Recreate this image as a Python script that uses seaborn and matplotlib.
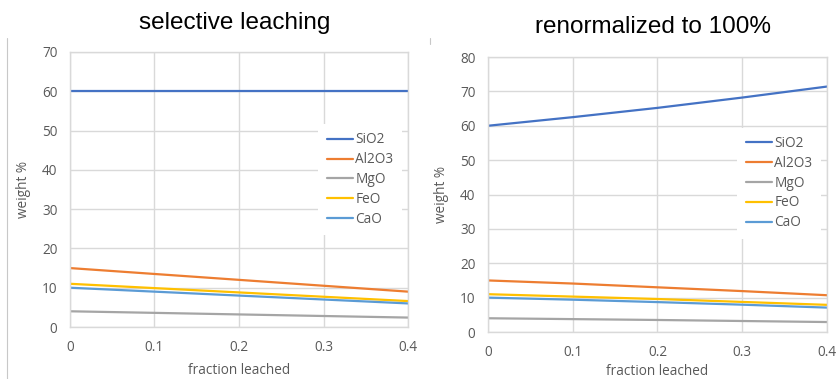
import matplotlib
matplotlib.use("Agg")
import matplotlib.pyplot as plt
from matplotlib.lines import Line2D
import seaborn as sns
import pandas as pd

# fraction of the non-silica oxides removed
fraction = [0.0, 0.1, 0.2, 0.3, 0.4]
oxides = ["SiO2", "Al2O3", "MgO", "FeO", "CaO"]

# weight % after selective leaching (absolute, not renormalized)
leach_sio2 = [60.0, 60.0, 60.0, 60.0, 60.0]
leach_al2o3 = [15.0, 13.5, 12.0, 10.5, 9.0]
leach_mgo = [4.0, 3.6, 3.2, 2.8, 2.4]
leach_feo = [11.0, 9.9, 8.8, 7.7, 6.6]
leach_cao = [10.0, 9.0, 8.0, 7.0, 6.0]

# the same compositions renormalized to a 100% total
norm_sio2 = [60.0, 62.5, 65.2, 68.2, 71.4]
norm_al2o3 = [15.0, 14.1, 13.0, 11.9, 10.7]
norm_mgo = [4.0, 3.75, 3.5, 3.2, 2.9]
norm_feo = [11.0, 10.3, 9.6, 8.75, 7.9]
norm_cao = [10.0, 9.4, 8.7, 7.95, 7.1]

titles = ["selective leaching", "renormalized to 100%"]
y_limits = [70, 80]

palette = {"SiO2": "#4472C4", "Al2O3": "#ED7D31", "MgO": "#A5A5A5",
           "FeO": "#FFC000", "CaO": "#5B9BD5"}


def long_table(series):
    rows = []
    for name, values in zip(oxides, series):
        for f, v in zip(fraction, values):
            rows.append({"fraction leached": f, "weight %": v, "oxide": name})
    return pd.DataFrame(rows)


tables = [
    long_table([leach_sio2, leach_al2o3, leach_mgo, leach_feo, leach_cao]),
    long_table([norm_sio2, norm_al2o3, norm_mgo, norm_feo, norm_cao]),
]

sns.set_theme(style="whitegrid")
plt.rcParams["font.family"] = ["Open Sans", "DejaVu Sans"]

fig = plt.figure(figsize=(8.38, 3.79), dpi=100)
axes_boxes = [[0.0835, 0.1372, 0.4034, 0.7256], [0.5823, 0.124, 0.4045, 0.7256]]
title_y = [0.938, 0.93]
legend_anchor = [(0.715, 0.762), (0.716, 0.768)]
xlabel_pad = [6, 3]
label_color = "#595959"
grid_color = "#d9d9d9"

for i in range(2):
    ax = fig.add_axes(axes_boxes[i])
    sns.lineplot(data=tables[i], x="fraction leached", y="weight %", hue="oxide",
                 hue_order=oxides, palette=palette, linewidth=1.6, ax=ax)
    ax.set_xlim(0, 0.4)
    ax.set_ylim(0, y_limits[i])
    ax.set_xticks(fraction)
    ax.set_xticklabels(["0", "0.1", "0.2", "0.3", "0.4"])
    ax.set_yticks(range(0, y_limits[i] + 1, 10))
    ax.tick_params(axis="both", labelsize=9.8, labelcolor=label_color, pad=9, length=0)
    ax.grid(True, color=grid_color, linewidth=1.0)
    for s in ax.spines.values():
        s.set_color(grid_color)
        s.set_linewidth(1.0)
    ax.set_xlabel("fraction leached", fontsize=9.8, color=label_color,
                  labelpad=xlabel_pad[i])
    ax.set_ylabel("weight %", fontsize=9.8, color=label_color, labelpad=8)
    leg = ax.legend(loc="upper left", bbox_to_anchor=legend_anchor[i], frameon=True,
                    fontsize=9.8, handlelength=1.9, handletextpad=0.2,
                    labelspacing=0.36, borderpad=0.6, title=None)
    leg.get_frame().set_facecolor("white")
    leg.get_frame().set_edgecolor("none")
    leg.get_frame().set_alpha(1.0)
    for t in leg.get_texts():
        t.set_color(label_color)
    fig.text(axes_boxes[i][0] + axes_boxes[i][2] / 2 - 0.005, title_y[i], titles[i],
             ha="center", va="center", fontsize=17.5, family="Liberation Sans",
             color="black")

# thin slide borders around the panels
fig.add_artist(Line2D([7 / 838, 7 / 838], [0, 1 - 38 / 379], color="#c8c8c8", linewidth=0.8))
fig.add_artist(Line2D([430 / 838, 430 / 838], [1 - 38 / 379, 1 - 44 / 379], color="#c8c8c8", linewidth=0.8))

fig.savefig("out.png", dpi=100, facecolor="white")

◇ ◇ ◇ ◇

__PROBLEM__: Locate the word "seaborn" in the data above. Copy every line carrying it.

__TASK SOLUTION__:
Recreate this image as a Python script that uses seaborn and matplotlib.
import seaborn as sns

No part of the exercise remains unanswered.